While not shown in a drawing, phase change memory devices can employ the vertical PN diodes, as cell switching elements. The vertical PN diodes are formed in a cell region after forming gates in a peripheral region. Due to this fact, the vertical PN diodes cannot but be formed higher than the gates. Accordingly, defects are likely to be caused in the transistors which are formed in the peripheral region.
In order to form the vertical PN diodes, in the conventional art, after defining holes in an insulation layer, an epi-silicon layer is formed in the holes through a selective epitaxial growth (SEG) process. Then, N-type and P-type impurities are ion-implanted into the epi-silicon layer. In this regard, since the epi-silicon layer is formed higher than the gates formed in the peripheral region, when conducting the SEG process as a high temperature process, impurities ion-implanted into the source and drain areas of the transistors in the peripheral region diffuse. As a result, a problem is caused in that the characteristics of the transistors in the peripheral region deteriorate.
Meanwhile, in order to reduce the programming current of a phase change memory device, it is necessary to decrease the contact interface between each heater and a phase change layer. This can be accomplished by decreasing the size of the heater. However, since the size distribution of the holes in which heaters are to be formed cannot but be wide due to the limitations in a lithography process, programming current distribution also becomes wide. As a consequence, it is difficult to secure the characteristics of the phase change memory device.
In phase change memory devices, current flow from the cell switching elements is transmitted to the phase change layer through the heaters.

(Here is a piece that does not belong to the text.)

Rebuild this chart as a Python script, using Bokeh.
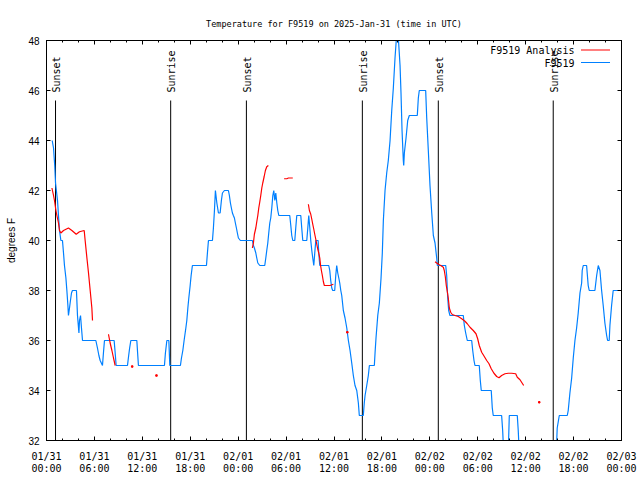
import math
import numpy as np
import pandas as pd
from bokeh.plotting import figure
from bokeh.models import (Range1d, FixedTicker, DatetimeTickFormatter, LinearAxis,
                          DatetimeAxis, Label, Arrow, ColumnDataSource, CustomJSTickFormatter)
from bokeh.core.properties import value
from bokeh.embed import file_html
from bokeh.resources import INLINE

START = pd.Timestamp("2025-01-31 00:00")
NAN = float("nan")

# ---- observations (F9519), hours since 2025-01-31 00:00 UTC ----
obs_hours = [0.71, 0.88, 1.03, 1.13, 1.38, 1.50, 1.63, 1.80, 2.00, 2.13, 2.25, 2.43, 2.55, 2.68, 2.75, 2.88,
             3.00, 3.13, 3.25, 3.75, 3.88, 4.06, 4.13, 4.26, 4.38, 4.51, 6.18, 6.38, 6.56, 6.72, 7.01, 7.13,
             7.26, 8.47, 8.60, 8.72, 10.14, 10.29, 10.41, 10.56, 11.31, 11.41, 11.51, 14.77, 14.89, 15.07,
             15.32, 15.44, 16.77, 16.90, 17.07, 17.23, 17.45, 17.57, 17.70, 17.82, 17.99, 18.11, 18.27,
             20.03, 20.15, 20.28, 20.78, 20.90, 21.03, 21.15, 21.33, 21.53, 21.74, 21.90, 22.03, 22.28,
             22.78, 22.90, 23.03, 23.15, 23.28, 23.40, 23.53, 23.65, 23.78, 23.90, 24.03, 24.28, 25.78,
             25.91, 26.03, 26.21, 26.33, 26.46, 26.71, 27.33, 27.46, 27.58, 27.71, 27.83, 27.96, 28.08,
             28.21, 28.34, 28.46, 28.59, 28.71, 28.84, 28.96, 29.09, 30.46, 30.59, 30.71, 30.84, 31.09,
             31.21, 31.34, 31.84, 31.96, 32.09, 32.59, 32.72, 32.84, 32.97, 33.09, 33.22, 33.34, 33.47,
             33.59, 33.72, 34.01, 34.09, 34.22, 35.34, 35.47, 35.59, 35.72, 35.84, 36.09, 36.22, 36.34,
             36.47, 36.60, 36.72, 36.85, 36.97, 37.17, 37.38, 37.60, 37.80, 38.01, 38.22, 38.42, 38.63,
             38.85, 39.05, 39.17, 39.67, 39.79, 39.89, 40.10, 40.30, 40.43, 41.05, 41.14, 41.26, 41.48,
             41.68, 41.89, 42.05, 42.18, 42.39, 42.60, 42.80, 43.02, 43.23, 43.43, 43.64, 43.86, 43.98,
             44.27, 44.39, 44.52, 44.68, 44.73, 44.81, 45.02, 45.23, 45.43, 46.43, 46.56, 46.68, 47.48,
             47.61, 47.81, 48.02, 48.24, 48.44, 48.65, 48.86, 48.94, 49.99, 50.11, 50.24, 50.36, 50.52,
             52.19, 52.32, 52.49, 52.69, 53.24, 53.37, 53.53, 53.65, 54.19, 54.32, 54.44, 55.69, 55.82,
             55.94, 56.99, 57.12, 57.25, 57.82, 57.95, 58.95, 59.07, 59.20, 63.83, 63.95, 64.21, 65.21,
             65.33, 65.54, 65.76, 65.96, 66.17, 66.38, 66.58, 66.80, 67.01, 67.08, 67.21, 67.63, 67.83,
             67.96, 68.67, 68.89, 69.09, 69.30, 69.51, 69.71, 69.92, 70.14, 70.26, 70.46, 70.55, 70.76,
             70.96, 72.0]
obs_temp = [44.0, 43.7, 43.0, 42.3, 41.6, 41.0, 40.4, 40.0, 40.0, 39.5, 39.0, 38.5, 38.0, 37.4, 37.0, 37.3,
            37.6, 37.9, 38.0, 38.0, 37.0, 36.3, 36.8, 37.0, 36.5, 36.0, 36.0, 35.7, 35.4, 35.2, 35.0, 35.5,
            36.0, 36.0, 35.5, 35.0, 35.0, 35.4, 35.7, 36.0, 36.0, 35.5, 35.0, 35.0, 35.5, 36.0,
            36.0, 35.0, 35.0, 35.3, 35.6, 36.0, 36.5, 36.8, 37.3, 37.7, 38.2, 38.6, 39.0,
            39.0, 39.5, 40.0, 40.0, 40.5, 41.2, 42.0, 41.5, 41.1, 41.1, 41.6, 41.9, 42.0,
            42.0, 41.8, 41.5, 41.3, 41.1, 41.0, 40.9, 40.7, 40.5, 40.3, 40.1, 40.0, 40.0,
            39.8, 39.7, 39.5, 39.3, 39.1, 39.0, 39.0, 39.3, 39.6, 39.9, 40.3, 40.7, 40.9,
            41.3, 41.8, 42.0, 41.6, 41.9, 41.5, 41.2, 41.0, 41.0, 40.6, 40.2, 40.0, 40.0,
            40.5, 41.0, 41.0, 40.5, 40.0, 40.0, 40.5, 41.0, 40.5, 40.0, 39.6, 39.3, 39.0,
            39.5, 40.0, 40.0, 39.5, 39.0, 39.0, 38.8, 38.4, 38.1, 38.0, 38.0, 38.6, 39.0,
            38.7, 38.5, 38.3, 38.0, 37.8, 37.2, 36.9, 36.5, 36.0, 35.6, 35.1, 34.6, 34.2,
            34.0, 33.5, 33.0, 33.0, 33.5, 33.8, 34.2, 34.6, 35.0, 35.0, 35.5, 36.1, 37.0,
            37.5, 38.5, 39.5, 40.8, 42.0, 42.7, 43.2, 44.0, 45.2, 46.1, 47.3, 48.3, 48.5,
            47.0, 45.9, 44.4, 43.2, 43.0, 43.5, 44.1, 44.8, 45.0, 45.0, 45.7, 46.0, 46.0,
            44.9, 43.6, 42.2, 41.1, 40.2, 39.9, 39.3, 39.0, 39.0, 38.6, 37.7, 37.2, 37.0,
            37.0, 36.6, 36.3, 36.0, 36.0, 35.6, 35.2, 35.0, 35.0, 34.4, 34.0, 34.0, 33.3,
            33.0, 33.0, 32.4, 31.5, 31.5, 33.0, 33.0, 32.4, 31.5, 31.5, 32.5, 33.0, 33.0,
            33.2, 33.9, 34.5, 35.3, 36.0, 36.5, 37.1, 37.9, 38.3, 38.8, 39.0, 39.0, 38.2,
            38.0, 38.0, 38.6, 39.0, 38.8, 38.0, 37.4, 36.7, 36.2, 36.0, 36.0, 36.6, 37.4,
            38.0, 38.0]

# ---- analysis (F9519 Analysis); NaN = missing ----
ana_hours = [0.68, 0.88, 1.00, 1.18, 1.30, 1.50, 1.63, 1.80, 2.13, 2.75, 3.18, 3.72, 4.13, 4.72, 4.84, 5.06,
             5.26, 5.47, 5.68, 5.76, 6.5,
             7.76, 7.97, 8.19, 8.39, 8.60, 9.5,
             10.73, 12.0,
             13.77, 20.0,
             25.78, 25.91, 26.03, 26.21, 26.33, 26.46, 26.58, 26.71, 26.83, 26.96, 27.08, 27.25, 27.41,
             27.58, 27.78, 28.5,
             29.75, 30.09, 30.29, 30.84, 31.5,
             32.79, 32.92, 33.09, 33.22, 33.34, 33.47, 33.59, 33.72, 33.84, 33.97, 34.09, 34.22, 34.32,
             34.42, 34.54, 34.67, 34.79, 35.51, 35.92, 36.8,
             37.67, 42.0,
             48.65, 48.86, 49.06, 49.36, 49.69, 49.81, 49.94, 50.06, 50.19, 50.31, 50.44, 50.61, 50.81,
             51.15, 51.56, 51.99, 52.40, 52.69, 53.03, 53.44, 53.78, 53.99, 54.19, 54.49, 54.82, 55.12,
             55.41, 55.69, 56.03, 56.37, 56.66, 56.99, 57.41, 57.82, 58.25, 58.75, 58.95, 59.29, 59.57,
             59.75, 60.7,
             61.70]
ana_temp = [42.1, 41.8, 41.6, 41.2, 41.0, 40.7, 40.4, 40.3, 40.4, 40.5, 40.4, 40.25, 40.35, 40.4, 40.0, 39.3,
            38.7, 38.0, 37.3, 36.8, NAN,
            36.25, 35.9, 35.6, 35.3, 35.0, NAN,
            34.96, NAN,
            34.6, NAN,
            39.7, 39.9, 40.25, 40.5, 40.75, 41.0, 41.3, 41.55, 41.8, 42.1, 42.3, 42.55, 42.8,
            42.95, 43.0, NAN,
            42.47, 42.47, 42.5, 42.5, NAN,
            41.45, 41.2, 41.05, 40.85, 40.65, 40.45, 40.25, 40.05, 39.85, 39.65, 39.5, 39.3, 39.0,
            38.8, 38.6, 38.35, 38.2, 38.2, 38.25, NAN,
            36.33, NAN,
            39.15, 39.1, 39.05, 39.0, 38.93, 38.8, 38.55, 38.2, 37.95, 37.7, 37.3, 37.13, 37.04,
            37.0, 36.96, 36.87, 36.77, 36.67, 36.53, 36.4, 36.27, 36.07, 35.8, 35.53, 35.36, 35.2,
            35.07, 34.87, 34.69, 34.56, 34.51, 34.6, 34.67, 34.69, 34.69, 34.67, 34.53, 34.43, 34.29,
            34.2, NAN,
            33.53]

sunset_hours = [1.13, 25.03, 49.06]
sunrise_hours = [15.55, 39.55, 63.45]

y_ticks = [32, 34, 36, 38, 40, 42, 44, 46, 48]
x_major_hours = list(range(0, 73, 6))
x_minor_hours = list(range(0, 73, 2))

TITLE = "Temperature for F9519 on 2025-Jan-31 (time in UTC)"
Y_LABEL = "degrees F"
MONO = "DejaVu Sans Mono"
SANS = "Liberation Sans"
BLUE = "#0080ff"
RED = "#ff0000"


def to_time(h):
    return START + pd.to_timedelta(np.asarray(h, dtype=float), unit="h")


def to_ms(h):
    return [(START + pd.Timedelta(hours=x)).timestamp() * 1000.0 for x in h]


p = figure(width=640, height=480, x_axis_type="datetime", output_backend="svg",
           toolbar_location=None, min_border_left=46, min_border_right=19,
           min_border_top=40, min_border_bottom=40,
           x_range=Range1d(to_time([0])[0], to_time([72])[0]),
           y_range=Range1d(32, 48))
p.xgrid.grid_line_color = None
p.ygrid.grid_line_color = None
p.outline_line_color = "black"
p.outline_line_width = 1
p.background_fill_color = "white"
p.border_fill_color = "white"

p.title.text = TITLE
p.title.align = "center"
p.title.text_font = MONO
p.title.text_font_size = "8.5px"
p.title.text_font_style = "normal"
p.title.text_color = "black"
p.title.standoff = 24

xticker = FixedTicker(ticks=to_ms(x_major_hours), minor_ticks=to_ms(x_minor_hours))
yticker = FixedTicker(ticks=y_ticks, minor_ticks=[])

fmt = "%m/%d\n%H:%M"
xfmt = DatetimeTickFormatter(microseconds=fmt, milliseconds=fmt, seconds=fmt, minsec=fmt,
                             minutes=fmt, hourmin=fmt, hours=fmt, days=fmt, months=fmt, years=fmt)
if "strip_leading_zeros" in DatetimeTickFormatter.properties():
    xfmt.strip_leading_zeros = False
blank = CustomJSTickFormatter(code="return ''")


def style_axis(ax):
    ax.axis_line_color = "black"
    ax.major_tick_line_color = "black"
    ax.minor_tick_line_color = "black"
    ax.major_tick_in = 4
    ax.major_tick_out = 0
    ax.minor_tick_in = 2
    ax.minor_tick_out = 0


xa = p.xaxis[0]
xa.ticker = xticker
xa.formatter = xfmt
style_axis(xa)
xa.major_label_text_font = MONO
xa.major_label_text_font_size = "10px"
xa.major_label_text_color = "black"
xa.major_label_text_line_height = 1.1
xa.major_label_standoff = 10

ya = p.yaxis[0]
ya.ticker = yticker
style_axis(ya)
ya.major_label_text_font = SANS
ya.major_label_text_font_size = "10px"
ya.major_label_text_color = "black"
ya.major_label_standoff = 7
ya.axis_label = Y_LABEL
ya.axis_label_text_font = SANS
ya.axis_label_text_font_size = "10px"
ya.axis_label_text_font_style = "normal"
ya.axis_label_text_color = "black"
ya.axis_label_standoff = 8

top = DatetimeAxis(ticker=xticker, formatter=blank, major_label_standoff=0,
                   major_label_text_font_size="1px")
style_axis(top)
p.add_layout(top, "above")
right = LinearAxis(ticker=yticker, formatter=blank, major_label_standoff=0,
                   major_label_text_font_size="1px")
style_axis(right)
p.add_layout(right, "right")

# sunrise / sunset markers
sun_src = ColumnDataSource(dict(
    t=to_time(sunset_hours + sunrise_hours),
    lab=["Sunset"] * len(sunset_hours) + ["Sunrise"] * len(sunrise_hours)))
p.segment(x0="t", y0=32, x1="t", y1=45.6, source=sun_src, line_color="black", line_width=1)
p.text(x="t", y=45.92, text="lab", source=sun_src, angle=math.pi / 2, text_align="left",
       text_baseline="middle", text_font=value(MONO), text_font_size="10px", text_color="black",
       x_offset=1)

# data
obs_src = ColumnDataSource(dict(t=to_time(obs_hours), v=obs_temp))
p.line("t", "v", source=obs_src, line_color=BLUE, line_width=1.2)

ana_src = ColumnDataSource(dict(t=to_time(ana_hours), v=ana_temp))
p.line("t", "v", source=ana_src, line_color=RED, line_width=1.2)
iso = [i for i, v in enumerate(ana_temp)
       if not math.isnan(v)
       and (i == 0 or math.isnan(ana_temp[i - 1]))
       and (i == len(ana_temp) - 1 or math.isnan(ana_temp[i + 1]))]
iso_src = ColumnDataSource(dict(t=to_time([ana_hours[i] for i in iso]), v=[ana_temp[i] for i in iso]))
p.scatter("t", "v", source=iso_src, marker="square", size=1.5, fill_color=RED, line_color=RED)

# legend (gnuplot style: text right-justified, sample to the right)
for row_y, name, col in [(390, "F9519 Analysis", RED), (377.5, "F9519", BLUE)]:
    p.add_layout(Label(x=528, y=row_y, x_units="screen", y_units="screen", text=name,
                       text_align="right", text_baseline="middle", text_font=MONO,
                       text_font_size="10px", text_color="black"))
    p.add_layout(Arrow(x_start=534.5, y_start=row_y + 0.5, x_end=563.5, y_end=row_y + 0.5,
                       start_units="screen", end_units="screen", end=None,
                       line_color=col, line_width=1.2))

open("out.html", "w").write(file_html(p, INLINE))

If the size of the heaters is decreased so as to reduce the programming current of the phase change memory device, when reset programming is performed, that is, when the phase change layer is quenched after being melted, heat transfer to the heaters does not quickly occur. As a result nucleation is caused in the phase change layer, and reset resistances cannot be produced at a high level. As a result, the difference between reset resistance and set resistance is not substantial enough for an adequate sensing margin to be exploited in which durability characteristics are likely to degrade.